Do this:
Search the listing below for the string "page" and show each line that contains it.

Material shown:
************

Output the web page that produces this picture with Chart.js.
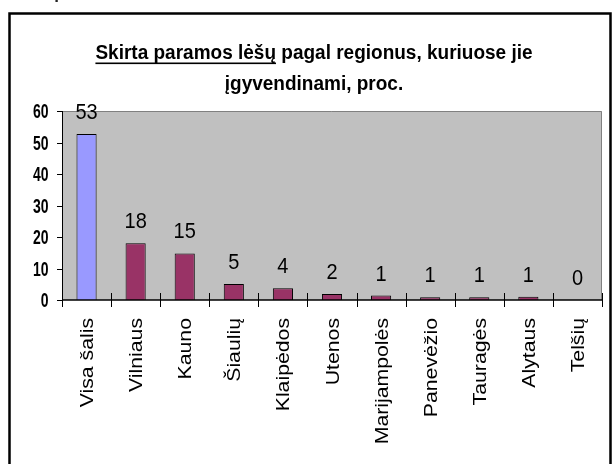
<!DOCTYPE html>
<html>
<head>
<meta charset="utf-8">
<script src="https://cdn.jsdelivr.net/npm/chart.js@4"></script>
<style>
  html, body { margin: 0; padding: 0; background: #fff; }
  #chart { display: block; }
</style>
</head>
<body>
<canvas id="chart" width="612" height="464"></canvas>
<script>
/* ---------- Data ---------- */
const categories = ["Visa šalis", "Vilniaus", "Kauno", "Šiaulių", "Klaipėdos", "Utenos",
  "Marijampolės", "Panevėžio", "Tauragės", "Alytaus", "Telšių"];
const shares = [52.7, 18.0, 14.8, 5.1, 3.7, 1.9, 1.4, 0.9, 0.9, 1.0, 0];
const yMax = 60;
const yStep = 10;
const titleLines = ["Skirta paramos lėšų pagal regionus, kuriuose jie", "įgyvendinami, proc."];
const underlinedPart = "Skirta paramos lėšų";

/* ---------- Styles ---------- */
const FONT = "'Liberation Sans', Arial, sans-serif";
const plotBg = "#C0C0C0";
const firstColor = "#9999FF";
const otherColor = "#993366";

// text that looks a bit stretched, like the scanned original
function stretchedText(ctx, text, x, y, sx, sy) {
  ctx.save();
  ctx.translate(x, y);
  ctx.scale(sx, sy);
  ctx.fillText(text, 0, 0);
  ctx.restore();
}

const framePlugin = {
  id: "frame",
  beforeDraw(chart) {
    const ctx = chart.ctx;
    const a = chart.chartArea;
    ctx.save();
    // cut text from the page above
    ctx.fillStyle = "#222";
    ctx.font = "bold 17px " + FONT;
    ctx.textBaseline = "alphabetic";
    ctx.fillText("1 pav.", 40, -1);
    // outer frame
    ctx.strokeStyle = "#000";
    ctx.lineWidth = 2.5;
    ctx.beginPath();
    ctx.moveTo(9.5, 470);
    ctx.lineTo(9.5, 13.5);
    ctx.lineTo(610.5, 13.5);
    ctx.lineTo(610.5, 470);
    ctx.stroke();
    // plot area
    ctx.fillStyle = plotBg;
    ctx.fillRect(a.left, a.top, a.right - a.left, a.bottom - a.top);
    ctx.strokeStyle = "#808080";
    ctx.lineWidth = 1;
    ctx.beginPath();
    ctx.moveTo(a.left, a.top + 0.5);
    ctx.lineTo(a.right - 0.5, a.top + 0.5);
    ctx.lineTo(a.right - 0.5, a.bottom);
    ctx.stroke();
    ctx.restore();
  }
};

const labelsPlugin = {
  id: "labels",
  afterDatasetsDraw(chart) {
    const ctx = chart.ctx;
    const x = chart.scales.x;
    const y = chart.scales.y;
    const a = chart.chartArea;
    ctx.save();
    // axes lines and tick marks
    ctx.strokeStyle = "#000";
    ctx.lineWidth = 1.5;
    ctx.beginPath();
    ctx.moveTo(a.left, a.bottom);
    ctx.lineTo(a.right, a.bottom);
    ctx.stroke();
    ctx.lineWidth = 1;
    ctx.beginPath();
    ctx.moveTo(a.left + 0.5, a.top);
    ctx.lineTo(a.left + 0.5, a.bottom);
    ctx.stroke();
    for (let i = 0; i <= categories.length; i++) {
      const px = Math.round(x.getPixelForValue(i - 0.5)) + 0.5;
      ctx.beginPath();
      ctx.moveTo(px, a.bottom - 7);
      ctx.lineTo(px, a.bottom + 7);
      ctx.stroke();
    }
    y.ticks.forEach((t) => {
      const py = Math.round(y.getPixelForValue(t.value)) + 0.5;
      ctx.beginPath();
      ctx.moveTo(a.left - 5, py);
      ctx.lineTo(a.left, py);
      ctx.stroke();
    });
    // y tick labels: bold, tall and narrow
    ctx.fillStyle = "#000";
    ctx.font = "bold 14px " + FONT;
    ctx.textAlign = "right";
    ctx.textBaseline = "middle";
    y.ticks.forEach((t) => {
      stretchedText(ctx, String(t.value), 48.5, y.getPixelForValue(t.value) + 1.5, 1, 1.45);
    });
    // value labels
    ctx.font = "20px " + FONT;
    ctx.textAlign = "center";
    chart.getDatasetMeta(0).data.forEach((bar, i) => {
      stretchedText(ctx, String(Math.round(shares[i])), bar.x, bar.y - 21, 1, 1.1);
    });
    // rotated category labels
    ctx.font = "18px " + FONT;
    ctx.textAlign = "right";
    ctx.textBaseline = "alphabetic";
    categories.forEach((name, i) => {
      ctx.save();
      ctx.translate(x.getPixelForValue(i), a.bottom + 18);
      ctx.rotate(-Math.PI / 2);
      ctx.scale(1.18, 1);
      ctx.fillText(name, 0, 6.5);
      ctx.restore();
    });
    // title
    const cx = 314;
    ctx.font = "bold 19px " + FONT;
    ctx.textAlign = "left";
    const w1 = ctx.measureText(titleLines[0]).width;
    const x1 = cx - w1 / 2;
    stretchedText(ctx, titleLines[0], x1, 59, 1, 1.08);
    const wu = ctx.measureText(underlinedPart).width;
    ctx.fillRect(x1, 62.5, wu, 1.6);
    ctx.textAlign = "center";
    stretchedText(ctx, titleLines[1], cx, 90, 1, 1.08);
    ctx.restore();
  }
};

new Chart(document.getElementById("chart"), {
  type: "bar",
  data: {
    labels: categories,
    datasets: [{
      data: shares,
      backgroundColor: categories.map((c, i) => (i === 0 ? firstColor : otherColor)),
      borderColor: "#000",
      borderWidth: 1,
      barPercentage: 0.41,
      categoryPercentage: 1
    }]
  },
  plugins: [framePlugin, labelsPlugin],
  options: {
    responsive: false,
    devicePixelRatio: 1,
    animation: false,
    layout: { padding: { left: 0, top: 111, right: 10, bottom: 0 } },
    plugins: {
      legend: { display: false },
      tooltip: { enabled: false }
    },
    scales: {
      x: {
        grid: { display: false },
        ticks: { display: false },
        border: { display: false },
        afterFit(scale) { scale.height = 164; }
      },
      y: {
        min: 0,
        max: yMax,
        ticks: { stepSize: yStep, display: false },
        grid: { display: false },
        border: { display: false },
        afterFit(scale) { scale.width = 62; }
      }
    }
  }
});
</script>
</body>
</html>
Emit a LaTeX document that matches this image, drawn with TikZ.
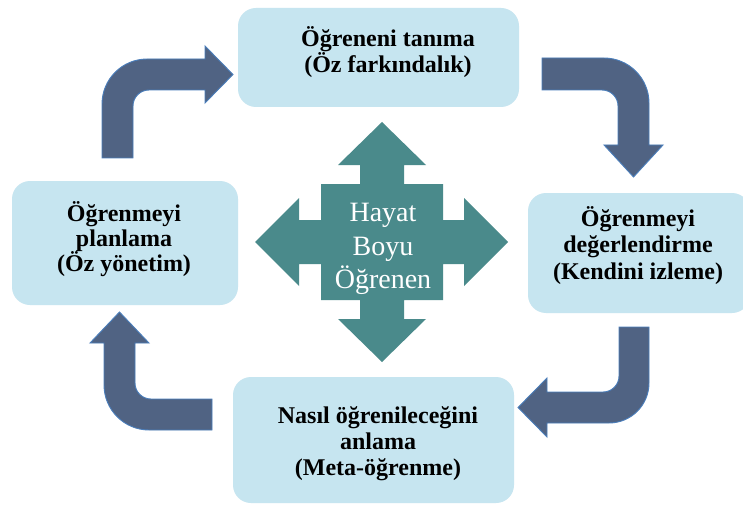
\documentclass[tikz,border=0pt]{standalone}
\usepackage{fontspec}
\setmainfont{Liberation Serif}

\definecolor{boxfill}{RGB}{198,229,240}
\definecolor{bendfill}{RGB}{80,99,131}
\definecolor{bendline}{RGB}{74,126,187}
\definecolor{hubfill}{RGB}{74,138,139}

% bold label text with a fixed line pitch
\newcommand{\labelfont}[1]{\fontsize{24}{#1}\selectfont\bfseries\lineskiplimit=-100pt\relax}
\newcommand{\hubfont}{\fontsize{28}{33.5}\selectfont\lineskiplimit=-100pt\relax}

\tikzset{
  panel/.style={draw=none, fill=boxfill, rounded corners=18pt, inner sep=0pt},
  panellabel/.style={align=center, inner sep=0pt, text=black},
  bentarrow/.style={fill=bendfill, draw=bendline, line width=0.9pt, line join=miter},
  hub/.style={fill=hubfill, draw=none},
  hublabel/.style={align=center, inner sep=0pt, text=white, font=\hubfont}
}

\begin{document}
\begin{tikzpicture}[x=1pt, y=-1pt]
  \useasboundingbox (0,0) rectangle (743,505);
  \fill[white] (0,0) rectangle (743,505);
  \clip (0,0) rectangle (743,505);

  % the four stages
  \node[panel, minimum width=281pt, minimum height=99pt]  (topbox)    at (378.5,57.5) {};
  \node[panel, minimum width=226pt, minimum height=124pt] (leftbox)   at (125,243)    {};
  \node[panel, minimum width=222pt, minimum height=120pt] (rightbox)  at (639,253)    {};
  \node[panel, minimum width=281pt, minimum height=126pt] (bottombox) at (373.5,440)  {};

  % bent arrows running clockwise between the stages (quarter bends as Bezier arcs)
  % upper left: up, then right
  \path[bentarrow] (102,158) -- (102,104) .. controls (102,79.2) and (122.2,59) .. (147,59)
    -- (205,59) -- (205,46) -- (233,74.5) -- (205,103) -- (205,90)
    -- (149,90) .. controls (140.2,90) and (133,97.2) .. (133,106) -- (133,158) -- cycle;
  % upper right: right, then down
  \path[bentarrow] (542,58) -- (604,58) .. controls (628.8,58) and (649,78.2) .. (649,103)
    -- (649,145) -- (663,145) -- (633.5,177) -- (604,145) -- (618,145)
    -- (618,106) .. controls (618,97.2) and (610.8,90) .. (602,90) -- (542,90) -- cycle;
  % lower right: down, then left
  \path[bentarrow] (649,327) -- (649,383) .. controls (649,405.1) and (631.1,423) .. (609,423)
    -- (547,423) -- (547,437) -- (518,407.5) -- (547,378) -- (547,392)
    -- (603,392) .. controls (611.8,392) and (619,384.8) .. (619,376) -- (619,327) -- cycle;
  % lower left: left, then up
  \path[bentarrow] (212,430) -- (149,430) .. controls (124.2,430) and (104,409.8) .. (104,385)
    -- (104,343) -- (90,343) -- (119.5,312) -- (149,343) -- (135,343)
    -- (135,383) .. controls (135,391.8) and (142.2,399) .. (151,399) -- (212,399) -- cycle;

  % four-way arrow in the middle
  \path[hub] (382,122) -- (426,165) -- (404,165) -- (404,184) -- (443,184) -- (443,220)
    -- (464,220) -- (464,198) -- (508,242) -- (464,286) -- (464,264) -- (443,264)
    -- (443,300) -- (404,300) -- (404,319) -- (426,319) -- (382,362) -- (338,319)
    -- (360,319) -- (360,300) -- (321,300) -- (321,264) -- (299,264) -- (299,286)
    -- (255,242) -- (299,198) -- (299,220) -- (321,220) -- (321,184) -- (360,184)
    -- (360,165) -- (338,165) -- cycle;
  \node[hublabel] (hubtext) at (383,249.2) {Hayat\\Boyu\\Öğrenen};

  % stage labels
  \node[panellabel, font=\labelfont{26}]   (toptext)    at (388,51.9)  {Öğreneni tanıma\\(Öz farkındalık)};
  \node[panellabel, font=\labelfont{25}]   (lefttext)   at (124,239.3) {Öğrenmeyi\\planlama\\(Öz yönetim)};
  \node[panellabel, font=\labelfont{26.5}] (righttext)  at (638,245.4) {Öğrenmeyi\\değerlendirme\\(Kendini izleme)};
  \node[panellabel, font=\labelfont{26}]   (bottomtext) at (378,443.4) {Nasıl öğrenileceğini\\anlama\\(Meta-öğrenme)};
\end{tikzpicture}
\end{document}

************

Full output:
Output the web page that produces this picture with Chart.js.
    // cut text from the page above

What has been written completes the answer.